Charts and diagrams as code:

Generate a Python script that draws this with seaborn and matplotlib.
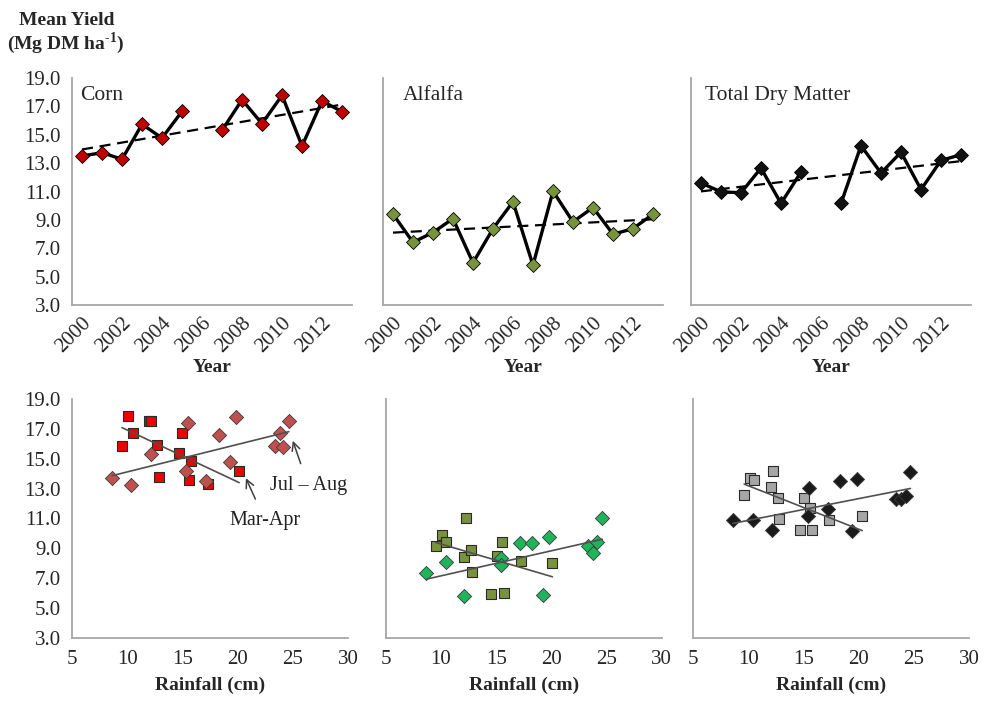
import numpy as np
import pandas as pd
import matplotlib
matplotlib.use("Agg")
import matplotlib.pyplot as plt
import seaborn as sns

# 年度产量数据 (Mg DM/ha), 2006 年玉米缺测
years = list(range(2000, 2014))
corn = [13.5, 13.74, 13.27, 15.74, 14.77, 16.65, np.nan, 15.31, 17.47, 15.78, 17.78, 14.21, 17.38, 16.63]
alfalfa = [9.41, 7.42, 8.11, 9.09, 5.97, 8.38, 10.28, 5.81, 11.02, 8.86, 9.87, 7.99, 8.38, 9.41]
tdm = [11.6, 10.98, 10.91, 12.65, 10.16, 12.37, np.nan, 10.16, 14.23, 12.30, 13.77, 11.14, 13.19, 13.6]

# 降雨量 vs 产量: Mar-Apr (方块) 和 Jul-Aug (菱形)
corn_ma_rain = [10.07, 9.53, 10.53, 12.0, 12.2, 12.7, 12.85, 14.97, 14.67, 15.8, 15.6, 17.33, 20.14]
corn_ma_yield = [17.84, 15.83, 16.72, 17.5, 17.55, 15.9, 13.78, 16.72, 15.38, 14.87, 13.55, 13.31, 14.2]
corn_ja_rain = [8.66, 10.38, 12.19, 15.51, 15.36, 17.17, 18.29, 19.29, 19.83, 23.37, 24.12, 23.82, 24.64]
corn_ja_yield = [13.7, 13.27, 15.3, 17.4, 14.2, 13.5, 16.61, 14.78, 17.77, 15.83, 15.8, 16.72, 17.5]

alf_ma_rain = [9.56, 10.1, 10.44, 12.26, 12.08, 12.75, 12.84, 14.57, 15.05, 15.51, 15.72, 17.27, 20.1]
alf_ma_yield = [9.17, 9.91, 9.45, 11.03, 8.41, 8.9, 7.44, 5.94, 8.46, 9.45, 5.98, 8.14, 8.0]
alf_ja_rain = [8.68, 10.44, 12.08, 15.42, 15.42, 17.18, 18.21, 19.79, 19.22, 23.32, 24.14, 23.78, 24.62]
alf_ja_yield = [7.36, 8.07, 5.83, 8.36, 7.91, 9.36, 9.36, 9.76, 5.87, 9.19, 9.41, 8.72, 11.01]

tdm_ma_rain = [9.63, 10.16, 10.51, 12.28, 12.08, 12.72, 12.81, 14.73, 15.02, 15.61, 15.82, 17.29, 20.33]
tdm_ma_yield = [12.59, 13.72, 13.59, 14.21, 13.1, 12.39, 10.98, 10.25, 12.39, 11.72, 10.2, 10.92, 11.18]
tdm_ja_rain = [8.6, 10.4, 12.16, 15.47, 15.41, 17.23, 18.33, 19.83, 19.39, 23.34, 23.87, 24.31, 24.69]
tdm_ja_yield = [10.92, 10.88, 10.2, 13.05, 11.16, 11.61, 13.54, 13.65, 10.13, 12.27, 12.27, 12.5, 14.14]

sns.set_style("white")
plt.rcParams["font.family"] = ["Liberation Serif", "DejaVu Serif"]
plt.rcParams["mathtext.fontset"] = "custom"
plt.rcParams["mathtext.rm"] = "Liberation Serif"
plt.rcParams["mathtext.bf"] = "Liberation Serif:bold"

grey = "#A6A6A6"
fig = plt.figure(figsize=(9.85, 7.01), dpi=100)

top_left = [0.0731, 0.3888, 0.7015]
bot_left = [0.0731, 0.3916, 0.7036]
top_axes = [fig.add_axes([l, 0.5649, 0.2843, 0.3238]) for l in top_left]
bot_axes = [fig.add_axes([l, 0.0899, 0.2802, 0.3410]) for l in bot_left]


def style_axis(ax, show_y):
    for s in ["top", "right"]:
        ax.spines[s].set_visible(False)
    for s in ["left", "bottom"]:
        ax.spines[s].set_color(grey)
        ax.spines[s].set_linewidth(1.3)
    ax.set_ylim(3, 19)
    ax.set_yticks(np.arange(3, 20, 2))
    ax.set_yticklabels([f"{v:.1f}" for v in np.arange(3, 20, 2)])
    ax.tick_params(axis="y", direction="out", length=5, width=1.3, color=grey,
                   labelsize=15, labelleft=show_y, pad=3)
    ax.set_ylabel("")


# 上排: 年份趋势
top_data = [(corn, "Corn", "#C00000", 0.03), (alfalfa, "Alfalfa", "#77933C", 0.07),
            (tdm, "Total Dry Matter", "#111111", 0.05)]
for i, (vals, name, fc, tx) in enumerate(top_data):
    ax = top_axes[i]
    df = pd.DataFrame({"pos": np.arange(len(years)) + 0.5, "val": vals})
    df["seg"] = df["val"].isna().cumsum()
    clean = df.dropna()
    sns.regplot(data=clean, x="pos", y="val", scatter=False, ci=None, ax=ax,
                line_kws=dict(color="black", lw=1.6, ls=(0, (5, 3))))
    sns.lineplot(data=clean, x="pos", y="val", units="seg", estimator=None, ax=ax,
                 color="black", lw=2.4, marker="D", markersize=7.5,
                 markerfacecolor=fc, markeredgecolor="black", markeredgewidth=0.6)
    style_axis(ax, i == 0)
    ax.set_xlim(0, 14)
    ax.set_xticks(np.arange(0, 15, 2))
    ax.set_xticklabels([])
    ax.tick_params(axis="x", which="major", direction="out", length=5, width=1.3, color=grey)
    ax.set_xticks(np.arange(0, 13, 2) + 0.5, minor=True)
    ax.set_xticklabels([str(y) for y in years[::2]], minor=True, rotation=45,
                       ha="right", rotation_mode="anchor", fontsize=15)
    ax.tick_params(axis="x", which="minor", length=0, pad=6)
    ax.set_xlabel("Year", fontsize=14, fontweight="bold")
    ax.xaxis.set_label_coords(0.5, -0.24)
    ax.text(tx, 0.925, name, transform=ax.transAxes, fontsize=15.5, va="center", ha="left")

# 下排: 降雨量散点
bot_data = [
    (corn_ma_rain, corn_ma_yield, corn_ja_rain, corn_ja_yield, "#EE0000", "#C0504D"),
    (alf_ma_rain, alf_ma_yield, alf_ja_rain, alf_ja_yield, "#77933C", "#1DB45A"),
    (tdm_ma_rain, tdm_ma_yield, tdm_ja_rain, tdm_ja_yield, "#A6A6A6", "#1A1A1A"),
]
for i, (mr, my, jr, jy, c_sq, c_dm) in enumerate(bot_data):
    ax = bot_axes[i]
    sns.scatterplot(x=mr, y=my, marker="s", s=62, color=c_sq, edgecolor="#2a2a2a",
                    linewidth=0.8, ax=ax, zorder=3)
    sns.scatterplot(x=jr, y=jy, marker="D", s=52, color=c_dm, edgecolor="#3a3a3a",
                    linewidth=0.6, ax=ax, zorder=3)
    for xr, yv in [(mr, my), (jr, jy)]:
        sns.regplot(x=xr, y=yv, scatter=False, ci=None, ax=ax,
                    line_kws=dict(color="#505050", lw=1.2, zorder=4))
    style_axis(ax, i == 0)
    ax.set_xlim(5, 30)
    ax.set_xticks(np.arange(5, 31, 5))
    ax.tick_params(axis="x", direction="out", length=5, width=1.3, color=grey,
                   labelsize=15, pad=4)
    ax.set_xlabel("Rainfall (cm)", fontsize=14, fontweight="bold")
    ax.xaxis.set_label_coords(0.5, -0.16)

ax = bot_axes[0]
ax.annotate("Jul \u2013 Aug", xy=(25.0, 16.2), xytext=(26.4, 13.2), fontsize=14.5,
            ha="center", va="center", color="#222222",
            arrowprops=dict(arrowstyle="->", color="#404040", lw=1.1, shrinkA=7, shrinkB=0))
ax.annotate("Mar-Apr", xy=(20.75, 13.7), xytext=(22.5, 10.85), fontsize=14.5,
            ha="center", va="center", color="#222222",
            arrowprops=dict(arrowstyle="->", color="#404040", lw=1.1, shrinkA=7, shrinkB=0))

fig.text(0.068, 0.971, "Mean Yield", fontsize=14, fontweight="bold", ha="center", va="center")
fig.text(0.067, 0.938, "(Mg DM ha$^{\\mathbf{\u2010}\\mathbf{1}}$)", fontsize=14, fontweight="bold",
         ha="center", va="center")

fig.savefig("out.png", dpi=100)
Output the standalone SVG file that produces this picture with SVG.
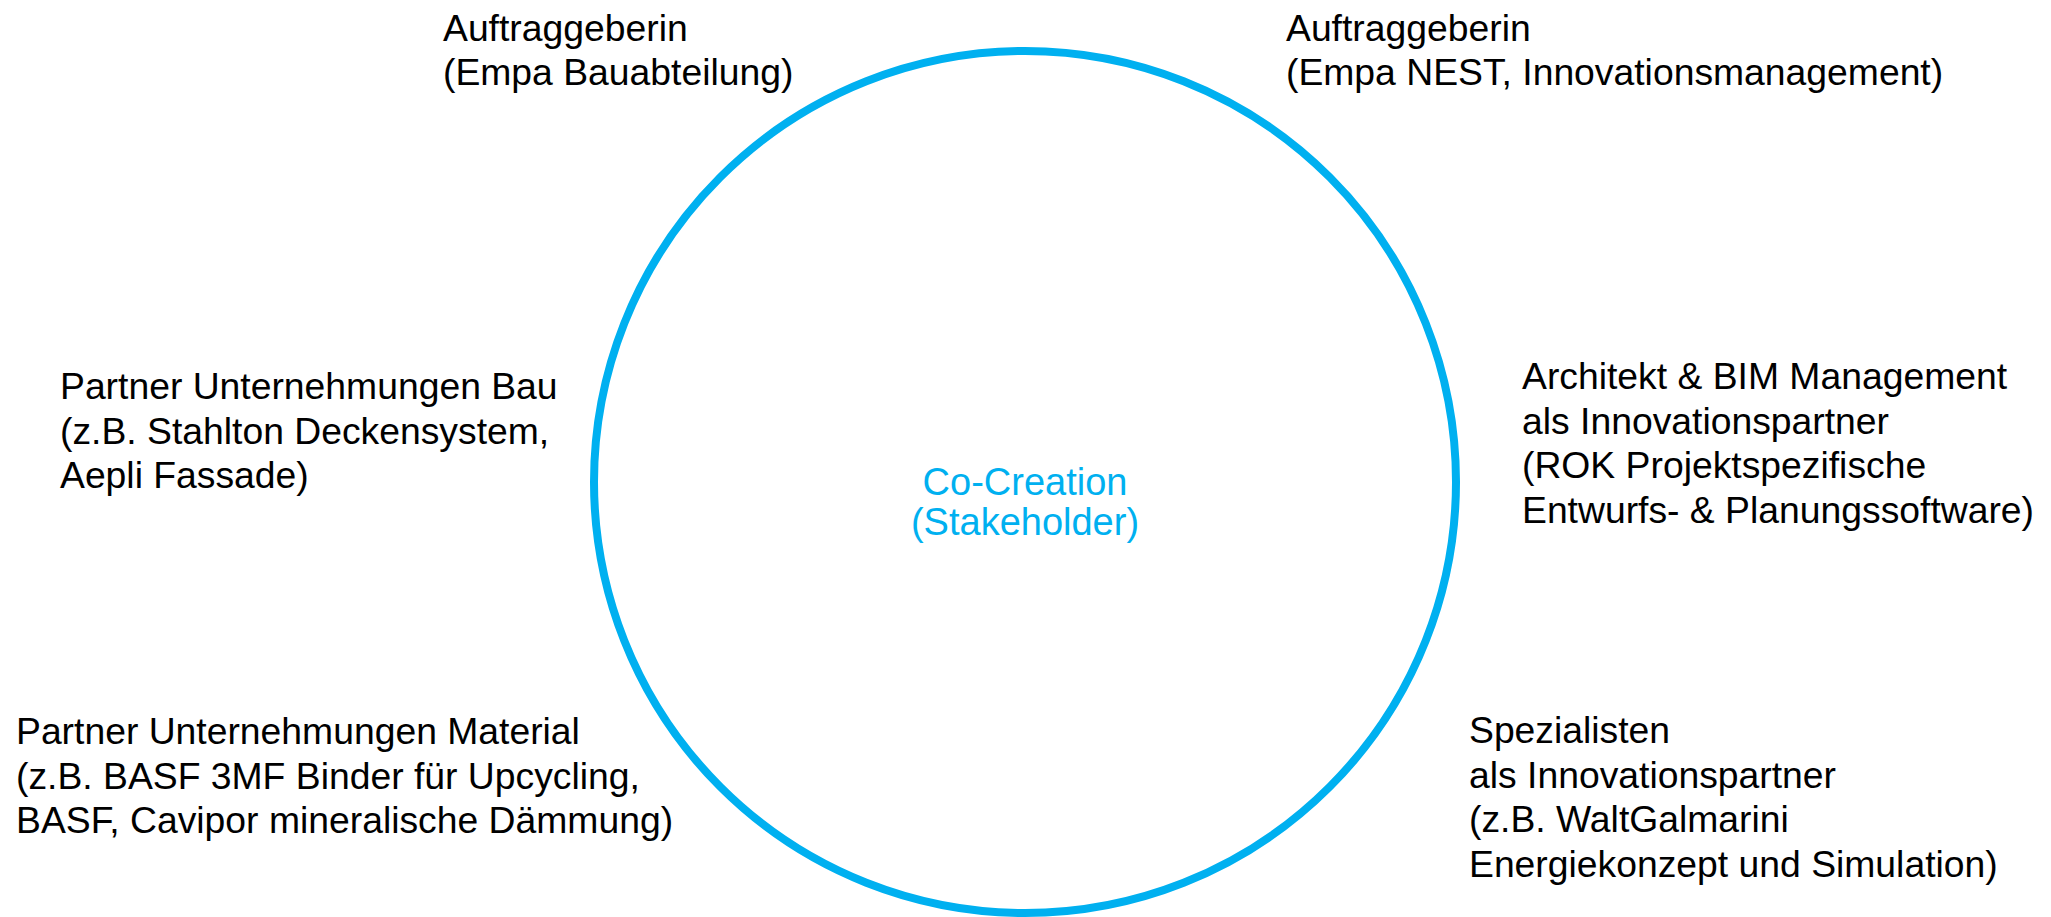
<svg xmlns="http://www.w3.org/2000/svg" width="2051" height="917" viewBox="0 0 2051 917">
<style>
.t{font-family:"Liberation Sans",Arial,sans-serif;font-size:37.3px;fill:#000}
.c{font-family:"Liberation Sans",Arial,sans-serif;font-size:38px;fill:#00B0F0;text-anchor:middle}
</style>
<rect width="2051" height="917" fill="#fff"/>
<g id="center">
<circle cx="1025" cy="482" r="431" fill="none" stroke="#00B0F0" stroke-width="8"/>
<text class="c" x="1025" y="495">Co-Creation</text>
<text class="c" x="1025" y="535">(Stakeholder)</text>
</g>
<g id="connectors"></g>
<g id="n1"><text class="t" x="443" y="41">Auftraggeberin</text><text class="t" x="443" y="85">(Empa Bauabteilung)</text></g>
<g id="n2"><text class="t" x="1286" y="41">Auftraggeberin</text><text class="t" x="1286" y="85">(Empa NEST, Innovationsmanagement)</text></g>
<g id="n3"><text class="t" x="60" y="399">Partner Unternehmungen Bau</text><text class="t" x="60" y="443.5">(z.B. Stahlton Deckensystem,</text><text class="t" x="60" y="488">Aepli Fassade)</text></g>
<g id="n4"><text class="t" x="1522" y="389">Architekt &amp; BIM Management</text><text class="t" x="1522" y="433.5">als Innovationspartner</text><text class="t" x="1522" y="478">(ROK Projektspezifische</text><text class="t" x="1522" y="522.5">Entwurfs- &amp; Planungssoftware)</text></g>
<g id="n5"><text class="t" x="16" y="744">Partner Unternehmungen Material</text><text class="t" x="16" y="788.5">(z.B. BASF 3MF Binder für Upcycling,</text><text class="t" x="16" y="833">BASF, Cavipor mineralische Dämmung)</text></g>
<g id="n6"><text class="t" x="1469" y="743">Spezialisten</text><text class="t" x="1469" y="787.5">als Innovationspartner</text><text class="t" x="1469" y="832">(z.B. WaltGalmarini</text><text class="t" x="1469" y="876.5">Energiekonzept und Simulation)</text></g>
</svg>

▶ Exercise prompt
Skip the pictures and restate exactly the lines from the beginning of the listing to the line with "import seaborn as sns", that line included.

▶ Exercise output
Generate a Python script that draws this with seaborn and matplotlib.
import numpy as np
import pandas as pd
import matplotlib
matplotlib.use("Agg")
import matplotlib.pyplot as plt
import seaborn as sns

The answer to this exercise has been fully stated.